··· Given data ···

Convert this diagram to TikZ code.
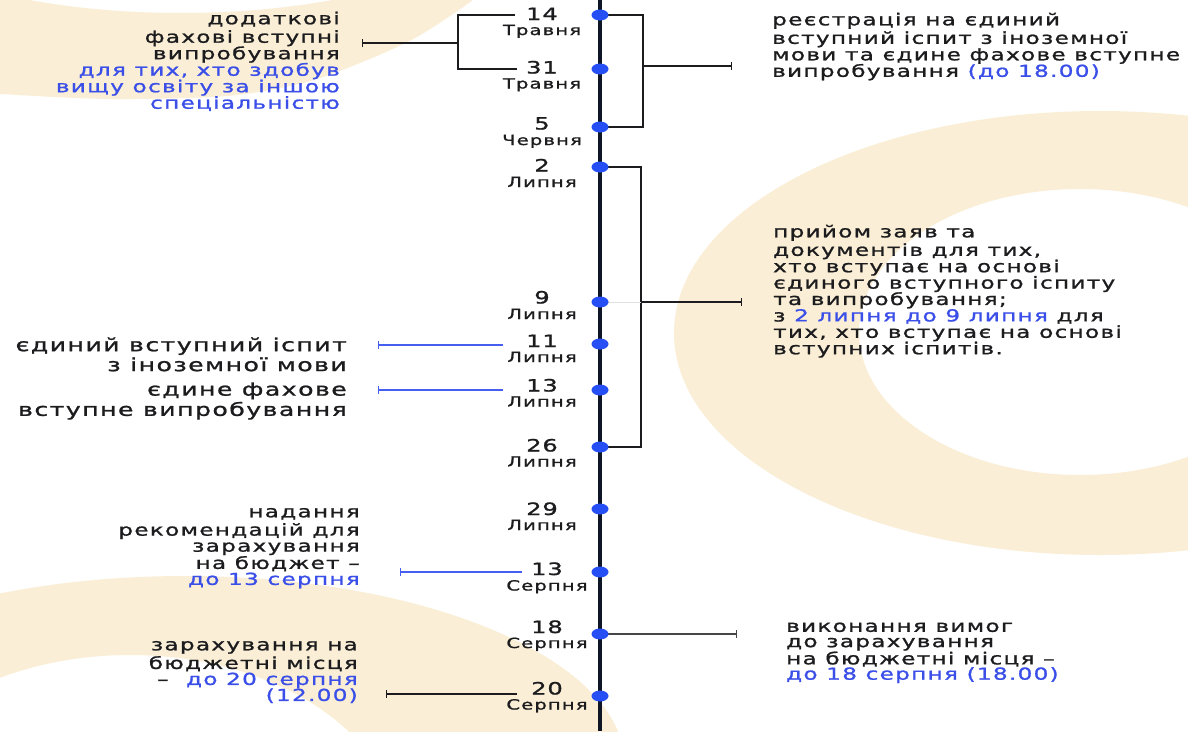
\documentclass[tikz,border=0pt]{standalone}
\usepackage{fontspec}
\setmainfont{DejaVu Sans}
\newfontfamily\bodyfont[FakeStretch=1.4,LetterSpace=8,FakeBold=1.2]{DejaVu Sans}
\newfontfamily\numfont[FakeStretch=1.42,LetterSpace=5,FakeBold=1.2]{DejaVu Sans}
\usetikzlibrary{arrows.meta,shapes.geometric}
\definecolor{bgcream}{RGB}{250,239,214}
\definecolor{navy}{RGB}{14,22,40}
\definecolor{dotblue}{RGB}{38,78,245}
\definecolor{txtblue}{RGB}{58,78,232}
\definecolor{linkblue}{RGB}{70,95,240}
\definecolor{ink}{RGB}{28,28,30}
\definecolor{paleline}{RGB}{225,225,228}
\definecolor{greyline}{RGB}{70,70,72}
\tikzset{
  txt/.style={inner sep=0pt, font=\bodyfont\fontsize{16.5}{16.5}\selectfont, text=ink},
  bigtxt/.style={inner sep=0pt, font=\bodyfont\fontsize{18}{17.5}\selectfont, text=ink},
  numlbl/.style={inner sep=0pt, anchor=base, font=\numfont\fontsize{17}{17}\selectfont, text=ink},
  monlbl/.style={inner sep=0pt, anchor=base, font=\bodyfont\fontsize{14}{14}\selectfont, text=ink},
  dotmark/.style={ellipse, fill=dotblue, inner sep=0pt, minimum width=17pt, minimum height=11pt},
  conn/.style={draw=ink, line width=1.2pt},
  bconn/.style={draw=linkblue, line width=1.2pt},
  tickend/.style={-{Bar[width=8pt]}},
  bgfill/.style={fill=bgcream, even odd rule},
  axisline/.style={draw=navy, line width=4.5pt},
}
\begin{document}
\begin{tikzpicture}[x=1pt,y=-1pt]
\useasboundingbox (0,0) rectangle (1188,731);
\fill[white] (0,0) rectangle (1188,731);
\begin{scope}
\clip (0,0) rectangle (1188,731);
% background rings
\fill[bgfill] plot[smooth] coordinates {(-20,92) (0,94) (110,99) (227,96) (303,83) (360,63) (417,37) (473,0) (495,-20)} -- (-20,-20) -- cycle
  (181,-120) ellipse [x radius=351pt, y radius=133pt];
\fill[bgfill] (1100,333) ellipse [x radius=426pt, y radius=222pt]
  (1080,332) ellipse [x radius=221pt, y radius=143pt];
\fill[bgfill] (185,765) ellipse [x radius=440pt, y radius=189pt]
  (130,840) ellipse [x radius=270pt, y radius=185pt];
\end{scope}

% axis
\coordinate (axTop) at (600,0);
\coordinate (axBot) at (600,731);
\draw[axisline] (axTop) -- (axBot);

% dot positions
\coordinate (p1) at (600,15);
\coordinate (p2) at (600,69);
\coordinate (p3) at (600,127);
\coordinate (p4) at (600,167);
\coordinate (p5) at (600,302);
\coordinate (p6) at (600,344);
\coordinate (p7) at (600,390);
\coordinate (p8) at (600,447);
\coordinate (p9) at (600,509);
\coordinate (p10) at (600,572);
\coordinate (p11) at (600,634);
\coordinate (p12) at (600,696);

% top-left bracket
\coordinate (bl1) at (515,15);
\coordinate (bl2) at (517,69);
\coordinate (blA) at (458,15);
\coordinate (blB) at (458,69);
\coordinate (blM) at (458,43);
\coordinate (blT) at (362,43);
\draw[conn] (bl1) -- (blA) -- (blB) -- (bl2);
\draw[conn,tickend] (blM) -- (blT);

% top-right bracket
\coordinate (br1) at (643,15);
\coordinate (br2) at (643,127);
\coordinate (brM) at (643,66);
\coordinate (brT) at (732,66);
\draw[conn] (p1) -- (br1) -- (br2) -- (p3);
\draw[conn,tickend] (brM) -- (brT);

% July bracket
\coordinate (jb1) at (641,167);
\coordinate (jb2) at (641,447);
\coordinate (jbM) at (641,302);
\coordinate (jbT) at (742,302);
\draw[conn] (p4) -- (jb1) -- (jb2) -- (p8);
\draw[draw=paleline, line width=1pt] (p5) -- (jbM);
\draw[conn,tickend] (jbM) -- (jbT);

% left connectors
\coordinate (c11) at (503,345);
\coordinate (t11) at (378,345);
\draw[bconn,tickend] (c11) -- (t11);
\coordinate (c13) at (503,390);
\coordinate (t13) at (378,390);
\draw[bconn,tickend] (c13) -- (t13);
\coordinate (c13s) at (522,572);
\coordinate (t13s) at (400,572);
\draw[bconn,tickend] (c13s) -- (t13s);
\coordinate (c20) at (517,694);
\coordinate (t20) at (386,694);
\draw[conn,tickend] (c20) -- (t20);

% right connector 18
\coordinate (t18) at (737,634);
\draw[draw=greyline, line width=1.2pt, tickend] (p11) -- (t18);

% dots
\foreach \i in {1,...,12} { \node[dotmark] (d\i) at (p\i) {}; }

% date labels
\node[numlbl] (n1) at (542,20) {14};
\node[monlbl] (m1) at (542,35) {Травня};
\node[numlbl] (n2) at (542,73.5) {31};
\node[monlbl] (m2) at (542,88.5) {Травня};
\node[numlbl] (n3) at (542,129.5) {5};
\node[monlbl] (m3) at (542,145) {Червня};
\node[numlbl] (n4) at (542,171.5) {2};
\node[monlbl] (m4) at (542,187) {Липня};
\node[numlbl] (n5) at (542,303.5) {9};
\node[monlbl] (m5) at (542,319) {Липня};
\node[numlbl] (n6) at (542,347) {11};
\node[monlbl] (m6) at (542,362) {Липня};
\node[numlbl] (n7) at (542,391.5) {13};
\node[monlbl] (m7) at (542,406.5) {Липня};
\node[numlbl] (n8) at (542,451.5) {26};
\node[monlbl] (m8) at (542,466.5) {Липня};
\node[numlbl] (n9) at (542,515) {29};
\node[monlbl] (m9) at (542,530) {Липня};
\node[numlbl] (n10) at (547,575) {13};
\node[monlbl] (m10) at (547,590.5) {Серпня};
\node[numlbl] (n11) at (547,633) {18};
\node[monlbl] (m11) at (547,648) {Серпня};
\node[numlbl] (n12) at (547,694.5) {20};
\node[monlbl] (m12) at (547,709.5) {Серпня};

% text blocks
\node[txt, align=right, anchor=north east] (tlText) at (340,11.5)
  {\strut додаткові\\фахові вступні\\випробування\\\textcolor{txtblue}{для тих, хто здобув}\\\textcolor{txtblue}{вищу освіту за іншою}\\\textcolor{txtblue}{спеціальністю}};
\node[txt, align=left, anchor=north west] (trText) at (772,12.6)
  {\strut реєстрація на єдиний\\вступний іспит з іноземної\\мови та єдине фахове вступне\\випробування \textcolor{txtblue}{(до 18.00)}};
\node[txt, font=\bodyfont\fontsize{16.5}{16.4}\selectfont, align=left, anchor=north west] (mrText) at (773,224.6)
  {\strut прийом заяв та\\документів для тих,\\хто вступає на основі\\єдиного вступного іспиту\\та випробування;\\з \textcolor{txtblue}{2 липня до 9 липня} для\\тих, хто вступає на основі\\вступних іспитів.};
\node[bigtxt, align=right, anchor=north east] (l11Text) at (347,337.3)
  {\strut єдиний вступний іспит\\з іноземної мови};
\node[bigtxt, align=right, anchor=north east] (l13Text) at (347,382.3)
  {\strut єдине фахове\\вступне випробування};
\node[txt, font=\bodyfont\fontsize{16.5}{16}\selectfont, align=right, anchor=north east] (l13sText) at (360,505.9)
  {\strut надання\\рекомендацій для\\зарахування\\на бюджет –\\\textcolor{txtblue}{до 13 серпня}};
\node[txt, font=\bodyfont\fontsize{16.5}{16}\selectfont, align=right, anchor=north east] (l20Text) at (358,638.9)
  {\strut зарахування на\\бюджетні місця\\–\ \ \textcolor{txtblue}{до 20 серпня}\\\textcolor{txtblue}{(12.00)}};
\node[txt, font=\bodyfont\fontsize{16.5}{15.3}\selectfont, align=left, anchor=north west] (r18Text) at (786,620.9)
  {\strut виконання вимог\\до зарахування\\на бюджетні місця –\\\textcolor{txtblue}{до 18 серпня (18.00)}};
\end{tikzpicture}
\end{document}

···

▶ **The problem**:
Copy nothing but the lines from the top of the material through the line holding "(axTop) -- (axBot);", exactly as written; omit pictures.

▶ **Exercise answer**:
Convert this diagram to TikZ code.
\documentclass[tikz,border=0pt]{standalone}
\usepackage{fontspec}
\setmainfont{DejaVu Sans}
\newfontfamily\bodyfont[FakeStretch=1.4,LetterSpace=8,FakeBold=1.2]{DejaVu Sans}
\newfontfamily\numfont[FakeStretch=1.42,LetterSpace=5,FakeBold=1.2]{DejaVu Sans}
\usetikzlibrary{arrows.meta,shapes.geometric}
\definecolor{bgcream}{RGB}{250,239,214}
\definecolor{navy}{RGB}{14,22,40}
\definecolor{dotblue}{RGB}{38,78,245}
\definecolor{txtblue}{RGB}{58,78,232}
\definecolor{linkblue}{RGB}{70,95,240}
\definecolor{ink}{RGB}{28,28,30}
\definecolor{paleline}{RGB}{225,225,228}
\definecolor{greyline}{RGB}{70,70,72}
\tikzset{
  txt/.style={inner sep=0pt, font=\bodyfont\fontsize{16.5}{16.5}\selectfont, text=ink},
  bigtxt/.style={inner sep=0pt, font=\bodyfont\fontsize{18}{17.5}\selectfont, text=ink},
  numlbl/.style={inner sep=0pt, anchor=base, font=\numfont\fontsize{17}{17}\selectfont, text=ink},
  monlbl/.style={inner sep=0pt, anchor=base, font=\bodyfont\fontsize{14}{14}\selectfont, text=ink},
  dotmark/.style={ellipse, fill=dotblue, inner sep=0pt, minimum width=17pt, minimum height=11pt},
  conn/.style={draw=ink, line width=1.2pt},
  bconn/.style={draw=linkblue, line width=1.2pt},
  tickend/.style={-{Bar[width=8pt]}},
  bgfill/.style={fill=bgcream, even odd rule},
  axisline/.style={draw=navy, line width=4.5pt},
}
\begin{document}
\begin{tikzpicture}[x=1pt,y=-1pt]
\useasboundingbox (0,0) rectangle (1188,731);
\fill[white] (0,0) rectangle (1188,731);
\begin{scope}
\clip (0,0) rectangle (1188,731);
% background rings
\fill[bgfill] plot[smooth] coordinates {(-20,92) (0,94) (110,99) (227,96) (303,83) (360,63) (417,37) (473,0) (495,-20)} -- (-20,-20) -- cycle
  (181,-120) ellipse [x radius=351pt, y radius=133pt];
\fill[bgfill] (1100,333) ellipse [x radius=426pt, y radius=222pt]
  (1080,332) ellipse [x radius=221pt, y radius=143pt];
\fill[bgfill] (185,765) ellipse [x radius=440pt, y radius=189pt]
  (130,840) ellipse [x radius=270pt, y radius=185pt];
\end{scope}

% axis
\coordinate (axTop) at (600,0);
\coordinate (axBot) at (600,731);
\draw[axisline] (axTop) -- (axBot);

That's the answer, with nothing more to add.